Bernie Sanders Advisor Explains the Campaign’s Ad Strategy

5 minute read

Bernie Sanders lost the Democratic primary to Hillary Clinton by well over 3 million votes and hundreds of pledged delegates to the Democratic convention. But the upstart Senator from Vermont gave Hillary Clinton’s campaign a shock during the heady peak of his campaign in early February, when he beat her in a landslide victory in New Hampshire.

Much of Sanders’ success in New Hampshire and beyond, says his senior advisor Tad Devine, can be attributed to his advertising team.

Speaking in a Washington hotel, Devine, an advertising guru and veteran strategist with experience on dozens of campaigns, laid out his ad strategy throughout the course of Sanders’ 2015-2016 primary campaign. Devine’s firm produced the majority of the campaign’s advertising.

“For us, the paid media campaign was essential, I believe, for establishing Bernie Sanders as a credible, serious candidate for president against a well-known, well-liked frontrunner,” Devine told attendees the AdAge and Time Inc.-hosted Campaign 2016 Summit on Wednesday, a day after Sanders lost the last primary in Washington D.C. “We were able to establish Bernie through a series of ads.” (Time Inc. is the parent company of TIME magazine.)

The Sanders campaign outspent Clinton’s campaign in advertising spending, pouring around $74 million into television ad spots in the primary states by mid May, according to a study by the Wesleyan Media Project, compared with $63 million in spending by Clinton and her allies. (The two campaigns spent about equally in both Iowa and New Hampshire.)

Some of Sanders’ campaign staff, particularly field organizers, have told TIME they were deeply unhappy with the level of advertising spending directed by the top tiers of the campaign and wanted more to spent on direct voter contacts like canvassing and phone banking. The Washington Post reported that Devine’s firm was among three consulting firms that earned payments of seven figures by May.

Some critics on the campaign said that Sanders had become widely popular before the advertising blitz began. By late October, Sanders was at 34% in Iowa polls compared with 51% for Clinton, according to a Huffington Post average, and was already leading Clinton in New Hampshire.

Devine insisted that much of Sanders’ success was due to paid media, explaining that it helped boost his profile from a virtual unknown nationwide into a popular figure. Sanders barely registered in state polls before early 2016; he went on to win New Hampshire in a landslide and bring Clinton to a virtual draw in Iowa. Indeed, Sanders performed best by the time voting began and after several months of advertising.
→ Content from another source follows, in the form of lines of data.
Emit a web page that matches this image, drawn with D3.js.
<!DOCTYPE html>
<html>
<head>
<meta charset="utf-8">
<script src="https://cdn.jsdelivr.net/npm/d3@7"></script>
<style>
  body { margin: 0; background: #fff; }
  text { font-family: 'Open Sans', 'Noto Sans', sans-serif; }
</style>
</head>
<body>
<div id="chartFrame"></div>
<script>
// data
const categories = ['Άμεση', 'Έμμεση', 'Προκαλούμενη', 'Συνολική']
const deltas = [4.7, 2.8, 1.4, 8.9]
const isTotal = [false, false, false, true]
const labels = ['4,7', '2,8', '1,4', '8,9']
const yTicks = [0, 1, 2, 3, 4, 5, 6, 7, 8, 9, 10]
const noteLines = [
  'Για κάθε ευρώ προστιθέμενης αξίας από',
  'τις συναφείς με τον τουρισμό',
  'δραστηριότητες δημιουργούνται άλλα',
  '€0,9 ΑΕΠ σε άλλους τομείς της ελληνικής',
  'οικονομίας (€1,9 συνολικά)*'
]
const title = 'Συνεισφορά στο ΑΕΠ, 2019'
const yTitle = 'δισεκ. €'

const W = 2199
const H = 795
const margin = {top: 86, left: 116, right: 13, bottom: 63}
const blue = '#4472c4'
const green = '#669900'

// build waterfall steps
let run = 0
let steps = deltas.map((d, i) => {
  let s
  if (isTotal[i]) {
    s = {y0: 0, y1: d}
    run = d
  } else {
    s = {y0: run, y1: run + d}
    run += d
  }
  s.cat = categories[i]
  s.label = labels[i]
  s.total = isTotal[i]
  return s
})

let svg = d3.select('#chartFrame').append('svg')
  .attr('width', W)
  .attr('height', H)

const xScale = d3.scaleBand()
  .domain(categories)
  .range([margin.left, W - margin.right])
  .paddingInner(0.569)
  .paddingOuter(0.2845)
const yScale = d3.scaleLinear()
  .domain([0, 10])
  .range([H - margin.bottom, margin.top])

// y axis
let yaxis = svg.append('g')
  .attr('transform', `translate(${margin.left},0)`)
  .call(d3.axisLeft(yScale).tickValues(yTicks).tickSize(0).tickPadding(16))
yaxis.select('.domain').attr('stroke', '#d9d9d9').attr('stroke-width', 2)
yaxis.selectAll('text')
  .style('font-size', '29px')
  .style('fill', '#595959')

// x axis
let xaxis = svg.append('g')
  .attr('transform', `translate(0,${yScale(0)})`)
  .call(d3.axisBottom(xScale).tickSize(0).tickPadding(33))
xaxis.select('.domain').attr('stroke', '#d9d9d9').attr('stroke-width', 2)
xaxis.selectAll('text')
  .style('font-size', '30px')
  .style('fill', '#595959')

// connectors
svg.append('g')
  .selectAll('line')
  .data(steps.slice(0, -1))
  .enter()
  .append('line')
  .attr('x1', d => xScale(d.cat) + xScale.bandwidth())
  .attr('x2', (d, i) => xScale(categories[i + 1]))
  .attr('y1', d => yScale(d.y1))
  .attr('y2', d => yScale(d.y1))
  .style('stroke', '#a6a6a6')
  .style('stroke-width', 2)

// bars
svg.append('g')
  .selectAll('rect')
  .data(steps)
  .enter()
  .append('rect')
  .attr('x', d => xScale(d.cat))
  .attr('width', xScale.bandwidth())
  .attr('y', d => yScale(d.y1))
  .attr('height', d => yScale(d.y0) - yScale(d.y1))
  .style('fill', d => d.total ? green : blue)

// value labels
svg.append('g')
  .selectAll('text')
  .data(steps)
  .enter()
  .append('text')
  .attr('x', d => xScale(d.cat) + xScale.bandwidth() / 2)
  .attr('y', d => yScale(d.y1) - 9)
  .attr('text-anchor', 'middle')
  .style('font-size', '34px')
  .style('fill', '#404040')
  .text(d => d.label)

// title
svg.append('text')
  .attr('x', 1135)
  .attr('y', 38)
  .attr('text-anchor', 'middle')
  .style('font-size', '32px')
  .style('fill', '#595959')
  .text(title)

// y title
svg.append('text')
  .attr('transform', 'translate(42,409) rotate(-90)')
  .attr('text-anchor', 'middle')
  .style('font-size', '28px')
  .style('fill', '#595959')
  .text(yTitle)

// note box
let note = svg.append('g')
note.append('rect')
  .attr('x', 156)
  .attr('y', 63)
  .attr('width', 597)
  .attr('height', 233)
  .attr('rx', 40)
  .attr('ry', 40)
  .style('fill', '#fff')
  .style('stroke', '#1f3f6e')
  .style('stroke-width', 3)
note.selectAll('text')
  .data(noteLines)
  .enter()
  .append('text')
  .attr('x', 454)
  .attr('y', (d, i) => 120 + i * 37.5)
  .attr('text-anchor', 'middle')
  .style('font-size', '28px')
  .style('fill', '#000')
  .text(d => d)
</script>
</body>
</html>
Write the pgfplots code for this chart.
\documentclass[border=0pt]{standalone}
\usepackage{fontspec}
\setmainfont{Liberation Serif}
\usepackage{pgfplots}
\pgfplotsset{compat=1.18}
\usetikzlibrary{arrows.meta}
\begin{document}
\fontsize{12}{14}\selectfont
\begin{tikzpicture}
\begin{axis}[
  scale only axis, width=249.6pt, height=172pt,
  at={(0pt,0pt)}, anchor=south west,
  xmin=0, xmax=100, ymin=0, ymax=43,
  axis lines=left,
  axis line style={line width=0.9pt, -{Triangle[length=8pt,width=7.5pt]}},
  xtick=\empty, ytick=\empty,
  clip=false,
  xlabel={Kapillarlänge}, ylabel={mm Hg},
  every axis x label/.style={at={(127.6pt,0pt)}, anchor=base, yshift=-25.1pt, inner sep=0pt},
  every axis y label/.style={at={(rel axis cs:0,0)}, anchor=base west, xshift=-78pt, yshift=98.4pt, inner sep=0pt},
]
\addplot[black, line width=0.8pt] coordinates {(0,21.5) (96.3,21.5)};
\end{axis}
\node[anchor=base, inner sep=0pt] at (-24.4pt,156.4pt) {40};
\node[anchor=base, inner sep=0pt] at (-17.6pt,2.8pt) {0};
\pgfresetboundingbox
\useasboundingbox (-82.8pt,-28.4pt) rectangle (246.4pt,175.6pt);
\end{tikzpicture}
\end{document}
Devine said that he and other top aides planned out ads in Iowa and New Hampshire five stages, explained below:

The campaign began putting ads on the air in November with biographical ads, Devine said, in which the campaign introduced Sanders to voters in the early states with a series of ads explaining Sanders’ history in Brooklyn and attending the March on Washington in 1963. “Now he’s taking on Wall Street and a corrupt political system,” says a narrator in one of the ads.

In the second phase of advertising, Devine said, the campaign laid out Sanders’ core campaign message: that he was fighting against income inequality, the political establishment and political corruption. One of the ads, called “Rigged Economy,” told voters just that. “Bernie Sanders: husband, father, grandfather. He’s taking on Wall Street and a corrupt political system that keeps in place a rigged economy,” says a narrator.

The campaign then moved to a series of testimonial and issue-specific ads on topics ranging from free public college to single-payer healthcare.

Devine said that the campaign also played an advertisement about Sanders’ congressional record. “We also heavily rotated an ad about Bernie’s effectiveness, which was a concern of many voters we found in our research, particularly in Iowa and also to an extent in New Hampshire,” Devine said.

 

Devine said that the campaign then moved to advertisements about the role of Wall Street and politicians who receive speaking fees. The Clinton campaign aides cried foul, believing these ads were implicitly targeted at Hillary Clinton and broke Sanders’ promise never to run a negative campaign. The one called “Two Visions” had Sanders speaking to camera explaining that there are “two Democratic visions for regulating Wall Street: one says its okay to take millions from big banks and then tell them what to do.”

Then came the advertisement that was widely considered the tour de force of the Sanders campaign ads, “America.” It was released a little over a week before the Iowa caucus and simply included images of a wide array of people from all around the country, with the sound of Simon & Garfunkel’s “America.” The song was played over and over again at rallies; the ad came to reflect what many Sanders supporters saw was best in the campaign.

“In my mind the America ad, was if you’ve got great relief pitching, you’ve got a starter that was seven innings, somebody comes in in the eighth and they get three outs, okay?” Devine said. “In my mind the America ad was the eighth inning pitcher who set it up. Every time you put it up you get three outs.”

“It was a positive look at both he campaign and what the campaign represented and the future,” he added.